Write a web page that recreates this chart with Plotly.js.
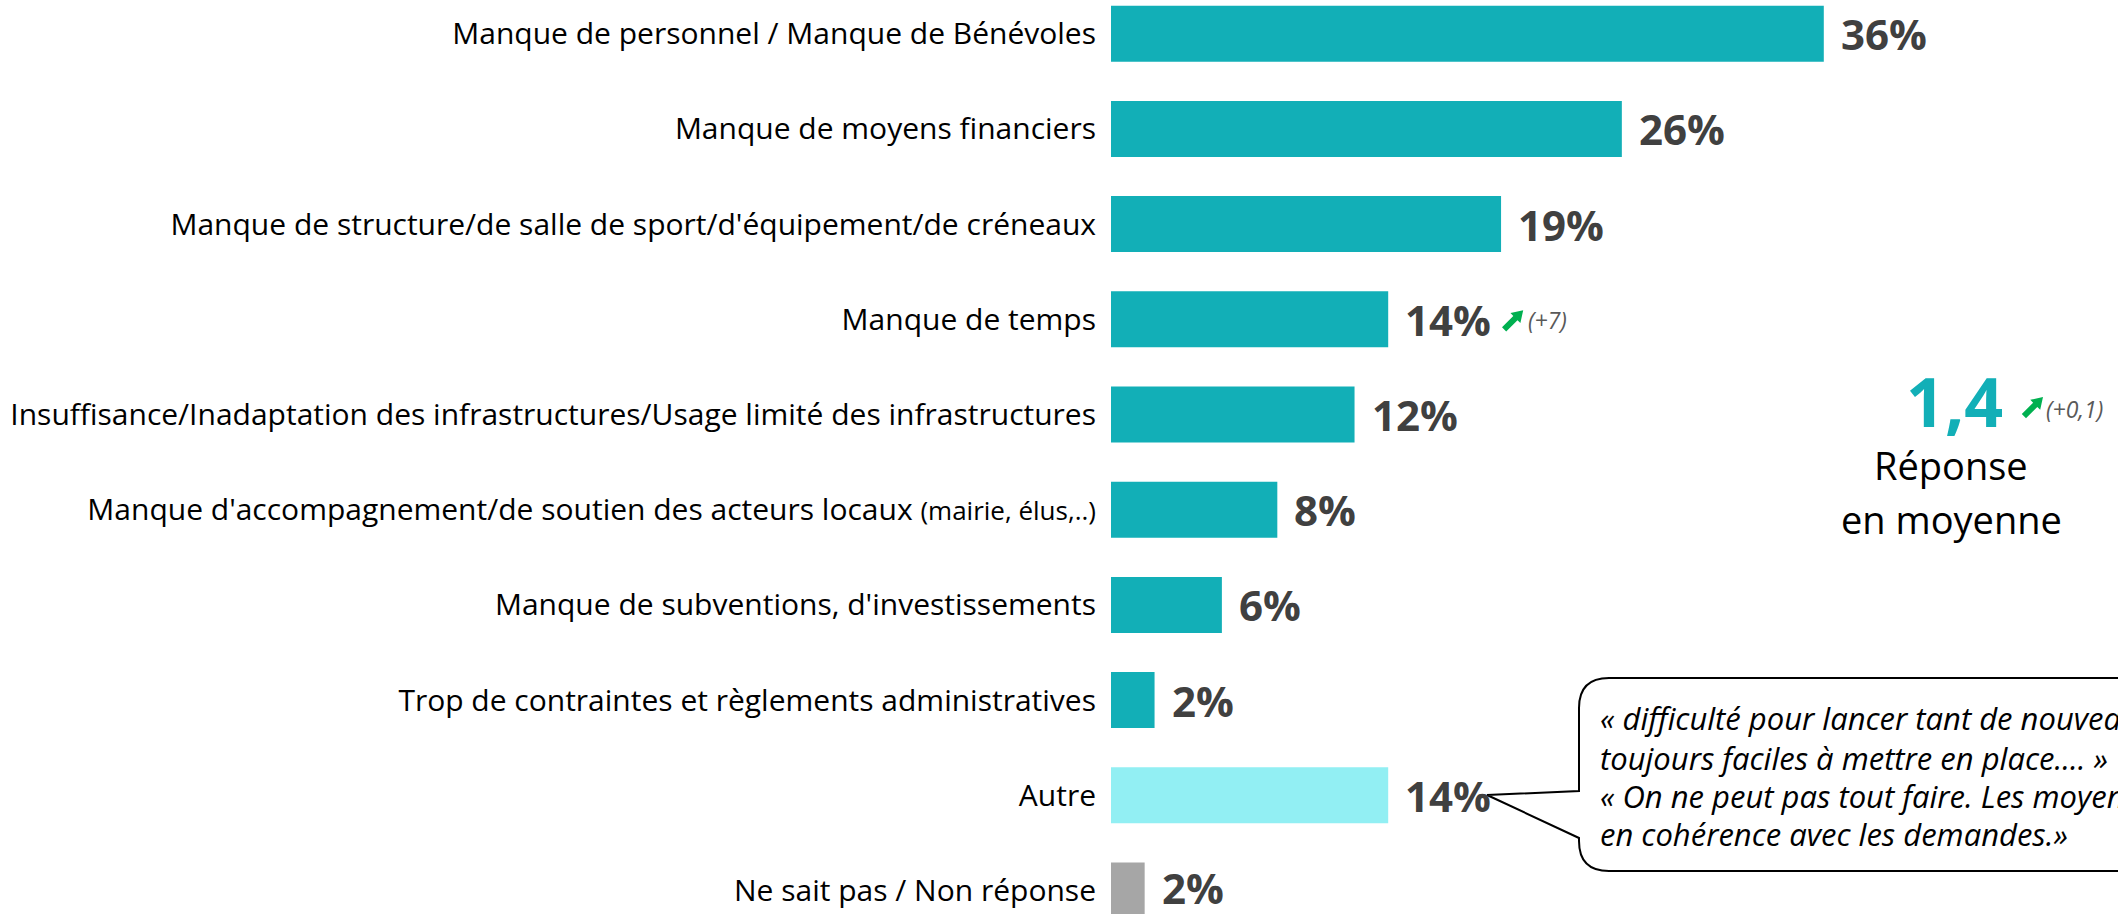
<!DOCTYPE html>
<html>
<head>
<meta charset="utf-8">
<script src="https://cdn.plot.ly/plotly-3.0.1.min.js"></script>
<style>
  html, body { margin: 0; padding: 0; background: #ffffff; }
  #chart { width: 2118px; height: 914px; }
</style>
</head>
<body>
<div id="chart"></div>
<script>
// ---------- DATA ----------
const categories = [
  "Manque de personnel / Manque de Bénévoles",
  "Manque de moyens financiers",
  "Manque de structure/de salle de sport/d'équipement/de créneaux",
  "Manque de temps",
  "Insuffisance/Inadaptation des infrastructures/Usage limité des infrastructures",
  "Manque d'accompagnement/de soutien des acteurs locaux <span style='font-size:26px'>(mairie, élus,..)</span>",
  "Manque de subventions, d'investissements",
  "Trop de contraintes et règlements administratives",
  "Autre",
  "Ne sait pas / Non réponse"
];
const values = [36, 25.8, 19.7, 14, 12.3, 8.4, 5.6, 2.2, 14, 1.7];
const valueLabels = ["36%", "26%", "19%", "14%", "12%", "8%", "6%", "2%", "14%", "2%"];
const trendLabels = ["", "", "", "(+7)", "", "", "", "", "", ""];
const averageValue = "1,4";
const averageTrend = "(+0,1)";
const averageCaption = ["Réponse", "en moyenne"];
const quoteLines = [
  "« difficulté pour lancer tant de nouveaux",
  "toujours faciles à mettre en place.... »",
  "« On ne peut pas tout faire. Les moyens",
  "en cohérence avec les demandes.»"
];

// ---------- STYLE ----------
const TEAL = "#12AFB7";
const GREEN = "#00B050";
const barColors = [TEAL, TEAL, TEAL, TEAL, TEAL, TEAL, TEAL, TEAL, "#92EFF3", "#A6A6A6"];
const FONT = "'Segoe UI', 'Open Sans', 'Noto Sans', sans-serif";
const W = 2118, H = 914, L = 1111;
const PW = W - L;
const pxPerUnit = 19.8;
const px = x => (x - L) / PW;
const py = y => 1 - y / H;
const P = (x, y) => px(x) + "," + py(y);

// band geometry (pixels) used only to place decorations
const ROW0 = 33.7, PITCH = 95.2;

const trace = {
  type: "bar",
  orientation: "h",
  y: categories,
  x: values,
  marker: { color: barColors, line: { width: 0 } },
  hoverinfo: "skip",
  cliponaxis: false
};

// green north-east arrow polygon, tip at (tx, ty) in pixels
const arrowOffsets = [[0,0],[-2.8,12.7],[-5.7,9.9],[-17,21.2],[-21.2,17],[-9.9,5.7],[-12.7,2.8]];
function arrowShape(tx, ty) {
  const pts = arrowOffsets.map(o => P(tx + o[0], ty + o[1]));
  return {
    type: "path", xref: "paper", yref: "paper",
    path: "M" + pts.join(" L") + " Z",
    fillcolor: GREEN, line: { width: 0 }, layer: "above"
  };
}

const annotations = [];
const shapes = [];
// value labels
categories.forEach((c, i) => {
  annotations.push({
    x: values[i], y: c, xref: "x", yref: "y",
    text: valueLabels[i], showarrow: false,
    xanchor: "left", yanchor: "middle", xshift: 16,
    yshift: i === categories.length - 1 ? 3 : 0,
    borderpad: 0,
    font: { family: FONT, size: 42, color: "#404040", weight: 700 }
  });
});
// trend markers next to value labels
categories.forEach((c, i) => {
  if (!trendLabels[i]) return;
  const endPx = L + values[i] * pxPerUnit;
  const rowY = ROW0 + i * PITCH;
  shapes.push(arrowShape(endPx + 135, rowY - 9));
  annotations.push({
    x: values[i], y: c, xref: "x", yref: "y",
    text: "<i>" + trendLabels[i] + "</i>", showarrow: false,
    xanchor: "left", yanchor: "middle", xshift: 138, yshift: -1,
    font: { family: FONT, size: 23, color: "#595959" }
  });
});
// average block
annotations.push({
  x: px(1954), y: py(400), xref: "paper", yref: "paper",
  text: "<b>" + averageValue + "</b>", showarrow: false,
  xanchor: "center", yanchor: "middle", borderpad: 0,
  font: { family: FONT, size: 68, color: TEAL }
});
shapes.push(arrowShape(2043, 397));
annotations.push({
  x: px(2044), y: py(409), xref: "paper", yref: "paper",
  text: "<i>" + averageTrend + "</i>", showarrow: false,
  xanchor: "left", yanchor: "middle",
  font: { family: FONT, size: 23, color: "#595959" }
});
annotations.push({
  x: px(1951), y: py(465), xref: "paper", yref: "paper",
  text: averageCaption[0], showarrow: false, xanchor: "center", yanchor: "middle", borderpad: 0,
  font: { family: FONT, size: 38, color: "#000000" }
});
annotations.push({
  x: px(1951), y: py(519), xref: "paper", yref: "paper",
  text: averageCaption[1], showarrow: false, xanchor: "center", yanchor: "middle", borderpad: 0,
  font: { family: FONT, size: 38, color: "#000000" }
});
// quote lines
const quoteCenters = [718, 758, 796, 834];
quoteLines.forEach((t, i) => {
  annotations.push({
    x: px(1598), y: py(quoteCenters[i]), xref: "paper", yref: "paper",
    text: "<i>" + t + "</i>", showarrow: false, xanchor: "left", yanchor: "middle",
    font: { family: FONT, size: 31, color: "#000000" }
  });
});

// speech bubble shape
const bx = 1579, btop = 678, bbot = 871, r = 30, bright = 2200;
const bubblePath =
  "M" + P(bx, 791) +
  " L" + P(bx, btop + r) +
  " Q" + P(bx, btop) + " " + P(bx + r, btop) +
  " L" + P(bright, btop) +
  " L" + P(bright, bbot) +
  " L" + P(bx + r, bbot) +
  " Q" + P(bx, bbot) + " " + P(bx, bbot - r) +
  " L" + P(bx, 838) +
  " L" + P(1487, 795) + " Z";
shapes.unshift({
  type: "path", xref: "paper", yref: "paper",
  path: bubblePath,
  line: { color: "#000000", width: 2 },
  fillcolor: "#ffffff", layer: "above"
});

const layout = {
  width: W, height: H,
  margin: { l: L, r: 0, t: 0, b: 0, pad: 0 },
  paper_bgcolor: "#ffffff", plot_bgcolor: "#ffffff",
  showlegend: false,
  bargap: 0.412,
  xaxis: {
    range: [0, PW / pxPerUnit],
    visible: false, fixedrange: true
  },
  yaxis: {
    type: "category",
    range: [9.247, -0.354],
    showgrid: false, zeroline: false, showline: false,
    ticks: "", ticklabelstandoff: 14,
    tickfont: { family: FONT, size: 30, color: "#000000" },
    automargin: false, fixedrange: true
  },
  shapes: shapes,
  annotations: annotations
};

Plotly.newPlot("chart", [trace], layout, { displayModeBar: false, staticPlot: true });
</script>
</body>
</html>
● ● ● ● ●
Exercise goal:
Reproduce the material above in full, exactly, with no images.

Solution for this exercise:
Write a web page that recreates this chart with Plotly.js.
<!DOCTYPE html>
<html>
<head>
<meta charset="utf-8">
<script src="https://cdn.plot.ly/plotly-3.0.1.min.js"></script>
<style>
  html, body { margin: 0; padding: 0; background: #ffffff; }
  #chart { width: 2118px; height: 914px; }
</style>
</head>
<body>
<div id="chart"></div>
<script>
// ---------- DATA ----------
const categories = [
  "Manque de personnel / Manque de Bénévoles",
  "Manque de moyens financiers",
  "Manque de structure/de salle de sport/d'équipement/de créneaux",
  "Manque de temps",
  "Insuffisance/Inadaptation des infrastructures/Usage limité des infrastructures",
  "Manque d'accompagnement/de soutien des acteurs locaux <span style='font-size:26px'>(mairie, élus,..)</span>",
  "Manque de subventions, d'investissements",
  "Trop de contraintes et règlements administratives",
  "Autre",
  "Ne sait pas / Non réponse"
];
const values = [36, 25.8, 19.7, 14, 12.3, 8.4, 5.6, 2.2, 14, 1.7];
const valueLabels = ["36%", "26%", "19%", "14%", "12%", "8%", "6%", "2%", "14%", "2%"];
const trendLabels = ["", "", "", "(+7)", "", "", "", "", "", ""];
const averageValue = "1,4";
const averageTrend = "(+0,1)";
const averageCaption = ["Réponse", "en moyenne"];
const quoteLines = [
  "« difficulté pour lancer tant de nouveaux",
  "toujours faciles à mettre en place.... »",
  "« On ne peut pas tout faire. Les moyens",
  "en cohérence avec les demandes.»"
];

// ---------- STYLE ----------
const TEAL = "#12AFB7";
const GREEN = "#00B050";
const barColors = [TEAL, TEAL, TEAL, TEAL, TEAL, TEAL, TEAL, TEAL, "#92EFF3", "#A6A6A6"];
const FONT = "'Segoe UI', 'Open Sans', 'Noto Sans', sans-serif";
const W = 2118, H = 914, L = 1111;
const PW = W - L;
const pxPerUnit = 19.8;
const px = x => (x - L) / PW;
const py = y => 1 - y / H;
const P = (x, y) => px(x) + "," + py(y);

// band geometry (pixels) used only to place decorations
const ROW0 = 33.7, PITCH = 95.2;

const trace = {
  type: "bar",
  orientation: "h",
  y: categories,
  x: values,
  marker: { color: barColors, line: { width: 0 } },
  hoverinfo: "skip",
  cliponaxis: false
};

// green north-east arrow polygon, tip at (tx, ty) in pixels
const arrowOffsets = [[0,0],[-2.8,12.7],[-5.7,9.9],[-17,21.2],[-21.2,17],[-9.9,5.7],[-12.7,2.8]];
function arrowShape(tx, ty) {
  const pts = arrowOffsets.map(o => P(tx + o[0], ty + o[1]));
  return {
    type: "path", xref: "paper", yref: "paper",
    path: "M" + pts.join(" L") + " Z",
    fillcolor: GREEN, line: { width: 0 }, layer: "above"
  };
}

const annotations = [];
const shapes = [];
// value labels
categories.forEach((c, i) => {
  annotations.push({
    x: values[i], y: c, xref: "x", yref: "y",
    text: valueLabels[i], showarrow: false,
    xanchor: "left", yanchor: "middle", xshift: 16,
    yshift: i === categories.length - 1 ? 3 : 0,
    borderpad: 0,
    font: { family: FONT, size: 42, color: "#404040", weight: 700 }
  });
});
// trend markers next to value labels
categories.forEach((c, i) => {
  if (!trendLabels[i]) return;
  const endPx = L + values[i] * pxPerUnit;
  const rowY = ROW0 + i * PITCH;
  shapes.push(arrowShape(endPx + 135, rowY - 9));
  annotations.push({
    x: values[i], y: c, xref: "x", yref: "y",
    text: "<i>" + trendLabels[i] + "</i>", showarrow: false,
    xanchor: "left", yanchor: "middle", xshift: 138, yshift: -1,
    font: { family: FONT, size: 23, color: "#595959" }
  });
});
// average block
annotations.push({
  x: px(1954), y: py(400), xref: "paper", yref: "paper",
  text: "<b>" + averageValue + "</b>", showarrow: false,
  xanchor: "center", yanchor: "middle", borderpad: 0,
  font: { family: FONT, size: 68, color: TEAL }
});
shapes.push(arrowShape(2043, 397));
annotations.push({
  x: px(2044), y: py(409), xref: "paper", yref: "paper",
  text: "<i>" + averageTrend + "</i>", showarrow: false,
  xanchor: "left", yanchor: "middle",
  font: { family: FONT, size: 23, color: "#595959" }
});
annotations.push({
  x: px(1951), y: py(465), xref: "paper", yref: "paper",
  text: averageCaption[0], showarrow: false, xanchor: "center", yanchor: "middle", borderpad: 0,
  font: { family: FONT, size: 38, color: "#000000" }
});
annotations.push({
  x: px(1951), y: py(519), xref: "paper", yref: "paper",
  text: averageCaption[1], showarrow: false, xanchor: "center", yanchor: "middle", borderpad: 0,
  font: { family: FONT, size: 38, color: "#000000" }
});
// quote lines
const quoteCenters = [718, 758, 796, 834];
quoteLines.forEach((t, i) => {
  annotations.push({
    x: px(1598), y: py(quoteCenters[i]), xref: "paper", yref: "paper",
    text: "<i>" + t + "</i>", showarrow: false, xanchor: "left", yanchor: "middle",
    font: { family: FONT, size: 31, color: "#000000" }
  });
});

// speech bubble shape
const bx = 1579, btop = 678, bbot = 871, r = 30, bright = 2200;
const bubblePath =
  "M" + P(bx, 791) +
  " L" + P(bx, btop + r) +
  " Q" + P(bx, btop) + " " + P(bx + r, btop) +
  " L" + P(bright, btop) +
  " L" + P(bright, bbot) +
  " L" + P(bx + r, bbot) +
  " Q" + P(bx, bbot) + " " + P(bx, bbot - r) +
  " L" + P(bx, 838) +
  " L" + P(1487, 795) + " Z";
shapes.unshift({
  type: "path", xref: "paper", yref: "paper",
  path: bubblePath,
  line: { color: "#000000", width: 2 },
  fillcolor: "#ffffff", layer: "above"
});

const layout = {
  width: W, height: H,
  margin: { l: L, r: 0, t: 0, b: 0, pad: 0 },
  paper_bgcolor: "#ffffff", plot_bgcolor: "#ffffff",
  showlegend: false,
  bargap: 0.412,
  xaxis: {
    range: [0, PW / pxPerUnit],
    visible: false, fixedrange: true
  },
  yaxis: {
    type: "category",
    range: [9.247, -0.354],
    showgrid: false, zeroline: false, showline: false,
    ticks: "", ticklabelstandoff: 14,
    tickfont: { family: FONT, size: 30, color: "#000000" },
    automargin: false, fixedrange: true
  },
  shapes: shapes,
  annotations: annotations
};

Plotly.newPlot("chart", [trace], layout, { displayModeBar: false, staticPlot: true });
</script>
</body>
</html>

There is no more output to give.